RECORDS TO PROCESS:

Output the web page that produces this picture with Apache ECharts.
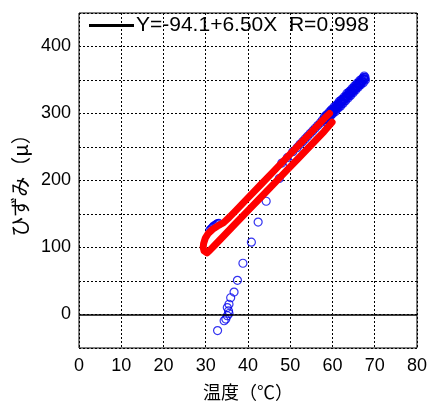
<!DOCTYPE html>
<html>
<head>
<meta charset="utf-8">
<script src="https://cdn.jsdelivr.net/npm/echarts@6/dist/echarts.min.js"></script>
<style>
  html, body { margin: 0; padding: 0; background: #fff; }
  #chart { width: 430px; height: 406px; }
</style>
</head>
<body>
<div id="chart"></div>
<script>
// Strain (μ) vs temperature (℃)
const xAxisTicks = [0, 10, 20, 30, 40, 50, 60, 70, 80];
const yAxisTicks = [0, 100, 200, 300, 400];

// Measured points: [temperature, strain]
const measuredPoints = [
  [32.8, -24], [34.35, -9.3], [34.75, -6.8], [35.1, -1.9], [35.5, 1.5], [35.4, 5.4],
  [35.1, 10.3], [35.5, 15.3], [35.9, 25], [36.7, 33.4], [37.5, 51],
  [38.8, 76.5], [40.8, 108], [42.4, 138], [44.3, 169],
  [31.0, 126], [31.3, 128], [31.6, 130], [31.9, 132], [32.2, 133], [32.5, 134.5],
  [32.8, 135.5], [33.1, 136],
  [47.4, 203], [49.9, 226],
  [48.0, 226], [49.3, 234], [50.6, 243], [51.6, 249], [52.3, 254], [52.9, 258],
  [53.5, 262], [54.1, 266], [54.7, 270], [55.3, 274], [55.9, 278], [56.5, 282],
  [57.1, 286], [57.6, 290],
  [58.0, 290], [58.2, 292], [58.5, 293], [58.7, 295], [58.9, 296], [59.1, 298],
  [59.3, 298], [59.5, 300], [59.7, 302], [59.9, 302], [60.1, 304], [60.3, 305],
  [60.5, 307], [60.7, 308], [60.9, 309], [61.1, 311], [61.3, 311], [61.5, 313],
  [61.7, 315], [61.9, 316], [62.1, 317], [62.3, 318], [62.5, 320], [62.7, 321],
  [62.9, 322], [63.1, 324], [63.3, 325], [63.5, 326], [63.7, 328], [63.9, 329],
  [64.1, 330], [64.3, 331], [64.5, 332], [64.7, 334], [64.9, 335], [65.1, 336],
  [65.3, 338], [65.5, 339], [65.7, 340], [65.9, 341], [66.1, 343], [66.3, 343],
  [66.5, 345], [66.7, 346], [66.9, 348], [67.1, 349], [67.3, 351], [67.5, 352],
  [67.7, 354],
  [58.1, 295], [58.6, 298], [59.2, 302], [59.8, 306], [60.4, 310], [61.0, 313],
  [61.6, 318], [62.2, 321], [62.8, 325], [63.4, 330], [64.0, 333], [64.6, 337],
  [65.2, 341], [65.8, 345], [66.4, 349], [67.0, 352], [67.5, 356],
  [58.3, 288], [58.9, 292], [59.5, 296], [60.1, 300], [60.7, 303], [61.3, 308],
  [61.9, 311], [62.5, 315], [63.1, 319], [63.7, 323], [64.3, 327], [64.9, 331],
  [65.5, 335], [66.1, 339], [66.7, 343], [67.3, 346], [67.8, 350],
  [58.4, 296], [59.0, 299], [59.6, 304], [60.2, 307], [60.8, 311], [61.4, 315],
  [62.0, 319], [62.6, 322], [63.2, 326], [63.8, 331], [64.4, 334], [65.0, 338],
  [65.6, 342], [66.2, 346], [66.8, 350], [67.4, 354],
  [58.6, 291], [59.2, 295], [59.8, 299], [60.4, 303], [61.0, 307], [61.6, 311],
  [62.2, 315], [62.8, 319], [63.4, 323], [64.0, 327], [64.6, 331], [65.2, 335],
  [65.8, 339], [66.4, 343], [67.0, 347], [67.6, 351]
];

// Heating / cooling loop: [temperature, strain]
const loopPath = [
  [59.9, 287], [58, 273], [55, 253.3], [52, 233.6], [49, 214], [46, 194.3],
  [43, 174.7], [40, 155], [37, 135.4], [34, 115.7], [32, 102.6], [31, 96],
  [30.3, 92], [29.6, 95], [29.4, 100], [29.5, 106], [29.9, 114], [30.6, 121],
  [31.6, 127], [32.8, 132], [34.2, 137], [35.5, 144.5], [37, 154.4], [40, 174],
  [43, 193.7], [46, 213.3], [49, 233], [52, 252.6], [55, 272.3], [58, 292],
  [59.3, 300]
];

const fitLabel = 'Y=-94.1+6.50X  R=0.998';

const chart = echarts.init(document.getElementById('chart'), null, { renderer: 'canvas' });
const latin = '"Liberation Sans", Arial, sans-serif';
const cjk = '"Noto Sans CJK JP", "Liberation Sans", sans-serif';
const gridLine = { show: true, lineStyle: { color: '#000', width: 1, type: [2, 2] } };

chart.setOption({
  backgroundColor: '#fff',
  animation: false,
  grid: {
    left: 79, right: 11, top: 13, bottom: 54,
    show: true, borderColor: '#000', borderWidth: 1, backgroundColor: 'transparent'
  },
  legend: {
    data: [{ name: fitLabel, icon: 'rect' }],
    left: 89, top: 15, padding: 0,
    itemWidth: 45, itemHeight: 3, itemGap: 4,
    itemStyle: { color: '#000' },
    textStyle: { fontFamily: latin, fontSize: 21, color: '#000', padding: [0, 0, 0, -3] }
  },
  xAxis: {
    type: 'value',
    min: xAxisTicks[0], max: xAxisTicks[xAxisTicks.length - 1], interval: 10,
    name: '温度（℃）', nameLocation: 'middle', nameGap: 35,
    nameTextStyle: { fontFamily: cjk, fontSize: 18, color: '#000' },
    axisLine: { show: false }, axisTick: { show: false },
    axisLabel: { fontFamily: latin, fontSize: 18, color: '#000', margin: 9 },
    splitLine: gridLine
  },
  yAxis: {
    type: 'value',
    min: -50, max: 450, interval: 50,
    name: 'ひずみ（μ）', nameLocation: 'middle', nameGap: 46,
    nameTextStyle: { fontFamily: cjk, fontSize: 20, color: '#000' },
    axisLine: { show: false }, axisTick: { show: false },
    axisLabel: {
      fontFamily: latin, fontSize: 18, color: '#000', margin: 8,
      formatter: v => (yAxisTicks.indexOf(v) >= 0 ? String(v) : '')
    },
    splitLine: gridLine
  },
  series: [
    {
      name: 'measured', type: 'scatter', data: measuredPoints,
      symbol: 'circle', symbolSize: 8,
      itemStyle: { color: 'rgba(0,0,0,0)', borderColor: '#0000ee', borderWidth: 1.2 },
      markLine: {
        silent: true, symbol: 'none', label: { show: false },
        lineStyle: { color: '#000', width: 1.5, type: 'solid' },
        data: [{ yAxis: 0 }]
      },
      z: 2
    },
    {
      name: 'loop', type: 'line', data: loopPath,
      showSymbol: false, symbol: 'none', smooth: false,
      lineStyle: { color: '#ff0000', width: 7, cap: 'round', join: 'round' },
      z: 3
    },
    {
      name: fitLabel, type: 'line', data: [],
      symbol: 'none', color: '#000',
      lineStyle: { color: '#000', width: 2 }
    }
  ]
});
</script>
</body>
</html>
==
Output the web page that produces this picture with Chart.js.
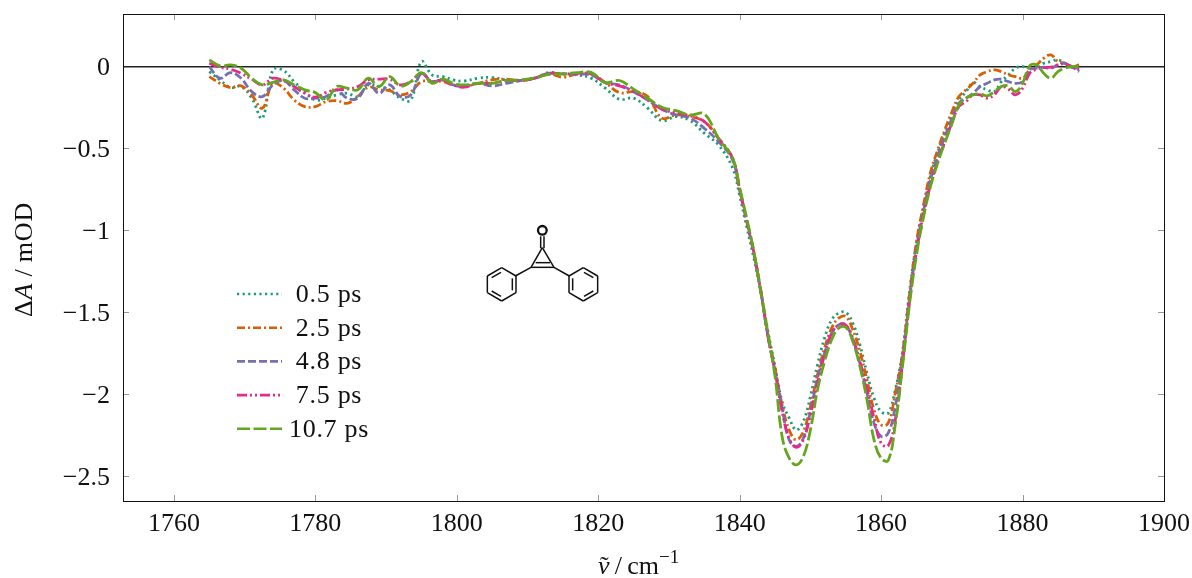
--
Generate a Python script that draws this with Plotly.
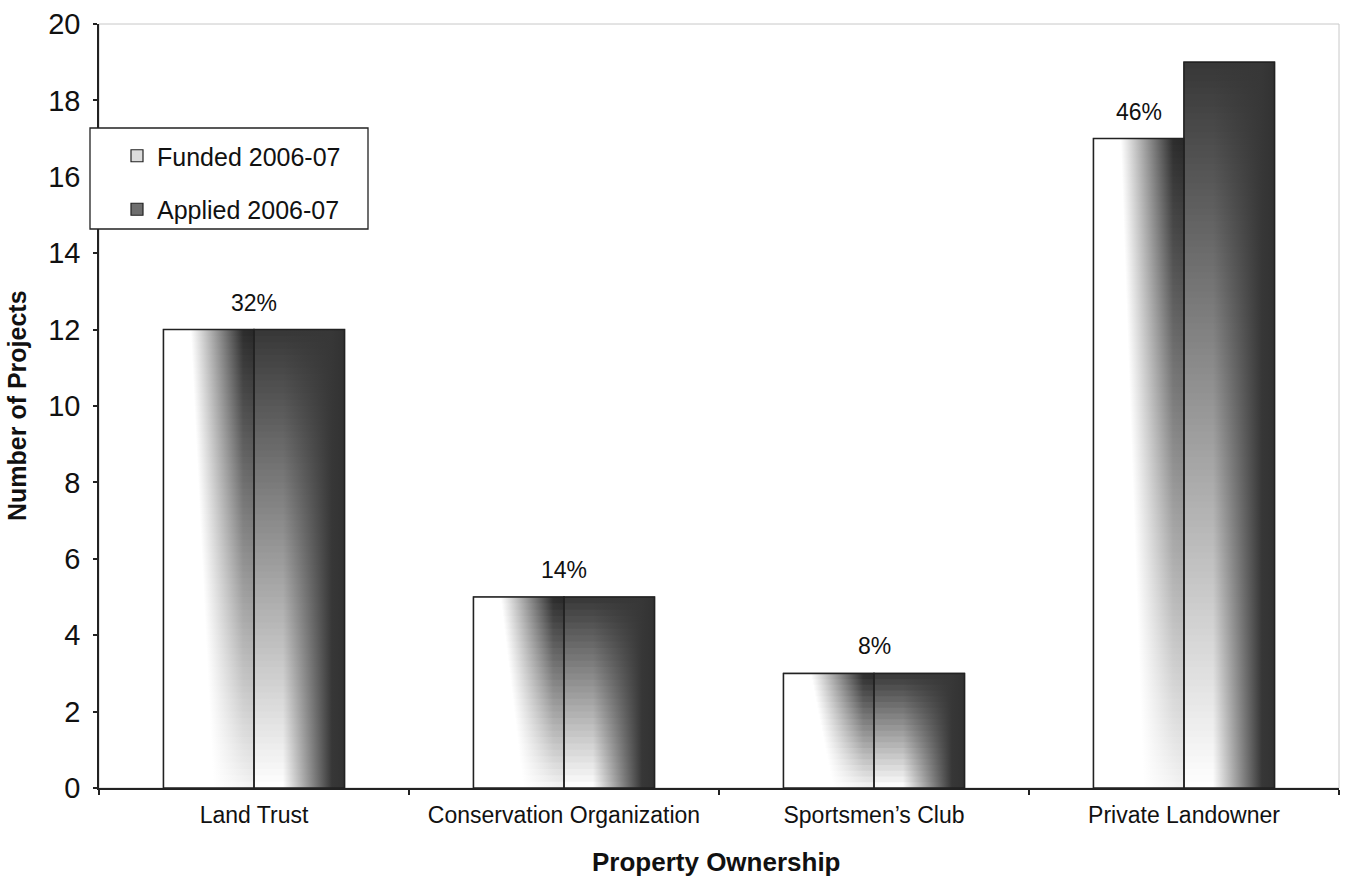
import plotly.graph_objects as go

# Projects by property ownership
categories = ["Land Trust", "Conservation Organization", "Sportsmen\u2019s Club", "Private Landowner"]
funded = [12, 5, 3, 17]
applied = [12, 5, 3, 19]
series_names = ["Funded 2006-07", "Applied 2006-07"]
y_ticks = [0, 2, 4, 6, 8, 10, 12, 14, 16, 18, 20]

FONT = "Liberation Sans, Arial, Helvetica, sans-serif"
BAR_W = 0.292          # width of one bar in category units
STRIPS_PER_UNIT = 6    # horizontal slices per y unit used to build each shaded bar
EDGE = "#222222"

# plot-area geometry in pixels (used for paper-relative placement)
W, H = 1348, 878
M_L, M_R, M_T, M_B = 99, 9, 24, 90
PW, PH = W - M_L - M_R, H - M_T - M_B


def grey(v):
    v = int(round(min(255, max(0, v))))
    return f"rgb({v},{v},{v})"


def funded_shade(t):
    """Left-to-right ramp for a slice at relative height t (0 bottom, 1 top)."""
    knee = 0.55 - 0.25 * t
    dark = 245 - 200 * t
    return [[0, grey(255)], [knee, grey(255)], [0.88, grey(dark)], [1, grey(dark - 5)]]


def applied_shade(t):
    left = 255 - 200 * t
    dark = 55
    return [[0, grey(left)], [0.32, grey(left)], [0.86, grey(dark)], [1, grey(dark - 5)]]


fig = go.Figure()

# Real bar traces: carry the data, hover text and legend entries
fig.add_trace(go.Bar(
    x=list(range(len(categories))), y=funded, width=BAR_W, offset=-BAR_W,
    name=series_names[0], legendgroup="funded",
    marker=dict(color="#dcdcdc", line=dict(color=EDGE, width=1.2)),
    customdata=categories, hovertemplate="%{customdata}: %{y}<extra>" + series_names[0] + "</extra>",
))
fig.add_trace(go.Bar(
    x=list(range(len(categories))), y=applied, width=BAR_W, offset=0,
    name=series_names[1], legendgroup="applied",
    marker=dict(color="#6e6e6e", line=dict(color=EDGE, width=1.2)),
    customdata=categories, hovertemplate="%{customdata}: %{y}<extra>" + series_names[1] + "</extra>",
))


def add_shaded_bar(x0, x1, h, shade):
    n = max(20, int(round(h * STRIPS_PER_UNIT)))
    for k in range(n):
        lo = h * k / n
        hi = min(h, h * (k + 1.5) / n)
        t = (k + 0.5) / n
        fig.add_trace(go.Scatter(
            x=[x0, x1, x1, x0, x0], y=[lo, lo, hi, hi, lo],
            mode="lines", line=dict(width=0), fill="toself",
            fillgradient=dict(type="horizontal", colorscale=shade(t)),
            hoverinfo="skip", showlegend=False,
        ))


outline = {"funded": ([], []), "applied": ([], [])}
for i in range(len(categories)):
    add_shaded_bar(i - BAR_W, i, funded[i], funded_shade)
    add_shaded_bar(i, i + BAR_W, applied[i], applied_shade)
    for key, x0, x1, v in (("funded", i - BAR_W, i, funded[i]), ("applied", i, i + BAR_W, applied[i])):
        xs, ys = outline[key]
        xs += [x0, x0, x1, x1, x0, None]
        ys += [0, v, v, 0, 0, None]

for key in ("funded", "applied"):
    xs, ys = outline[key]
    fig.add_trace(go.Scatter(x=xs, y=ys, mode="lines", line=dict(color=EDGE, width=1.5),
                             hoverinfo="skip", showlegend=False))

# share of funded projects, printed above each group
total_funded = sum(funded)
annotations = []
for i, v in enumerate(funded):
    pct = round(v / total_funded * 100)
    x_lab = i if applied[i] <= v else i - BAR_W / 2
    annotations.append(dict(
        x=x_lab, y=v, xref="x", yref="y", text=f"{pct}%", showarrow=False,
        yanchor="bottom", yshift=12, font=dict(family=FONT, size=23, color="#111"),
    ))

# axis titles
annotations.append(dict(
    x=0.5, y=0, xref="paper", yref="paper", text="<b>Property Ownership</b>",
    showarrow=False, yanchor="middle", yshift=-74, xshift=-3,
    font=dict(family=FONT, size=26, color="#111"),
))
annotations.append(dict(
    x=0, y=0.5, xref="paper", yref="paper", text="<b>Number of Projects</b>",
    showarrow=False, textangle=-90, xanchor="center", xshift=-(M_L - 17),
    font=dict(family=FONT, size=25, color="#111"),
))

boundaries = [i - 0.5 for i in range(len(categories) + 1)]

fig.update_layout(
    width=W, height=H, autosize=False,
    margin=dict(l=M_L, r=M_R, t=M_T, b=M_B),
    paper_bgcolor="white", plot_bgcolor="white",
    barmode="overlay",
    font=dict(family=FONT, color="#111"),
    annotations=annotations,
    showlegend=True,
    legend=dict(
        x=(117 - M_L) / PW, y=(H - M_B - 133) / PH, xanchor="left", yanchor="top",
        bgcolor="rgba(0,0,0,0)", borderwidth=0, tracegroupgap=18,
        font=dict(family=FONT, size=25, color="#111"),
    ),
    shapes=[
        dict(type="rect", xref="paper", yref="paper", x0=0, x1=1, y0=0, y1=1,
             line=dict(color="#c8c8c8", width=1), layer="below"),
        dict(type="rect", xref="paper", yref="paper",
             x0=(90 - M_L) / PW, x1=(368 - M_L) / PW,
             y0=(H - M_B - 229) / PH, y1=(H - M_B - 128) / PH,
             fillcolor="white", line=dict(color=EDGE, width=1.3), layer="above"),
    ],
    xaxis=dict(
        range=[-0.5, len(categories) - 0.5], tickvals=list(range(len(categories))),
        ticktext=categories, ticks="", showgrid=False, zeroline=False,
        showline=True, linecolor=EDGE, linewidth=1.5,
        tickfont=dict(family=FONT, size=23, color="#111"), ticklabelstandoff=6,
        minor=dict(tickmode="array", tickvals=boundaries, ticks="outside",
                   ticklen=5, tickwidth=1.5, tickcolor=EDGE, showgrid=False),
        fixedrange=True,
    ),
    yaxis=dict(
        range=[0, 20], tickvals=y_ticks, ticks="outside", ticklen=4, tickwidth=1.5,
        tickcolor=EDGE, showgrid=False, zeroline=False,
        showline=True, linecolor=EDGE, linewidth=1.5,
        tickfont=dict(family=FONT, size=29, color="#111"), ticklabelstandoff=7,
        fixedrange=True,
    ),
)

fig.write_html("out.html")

TASK REQUIREMENTS: Exactly as they appear, write out the lines from the one containing "Output the web page that produces this picture with Apache" down to the one containing "const yAxisTicks = [0, 100, 200, 300, 400];", both included. Pictures are left out.

RESPONSE BELOW:
Output the web page that produces this picture with Apache ECharts.
<!DOCTYPE html>
<html>
<head>
<meta charset="utf-8">
<script src="https://cdn.jsdelivr.net/npm/echarts@6/dist/echarts.min.js"></script>
<style>
  html, body { margin: 0; padding: 0; background: #fff; }
  #chart { width: 430px; height: 406px; }
</style>
</head>
<body>
<div id="chart"></div>
<script>
// Strain (μ) vs temperature (℃)
const xAxisTicks = [0, 10, 20, 30, 40, 50, 60, 70, 80];
const yAxisTicks = [0, 100, 200, 300, 400];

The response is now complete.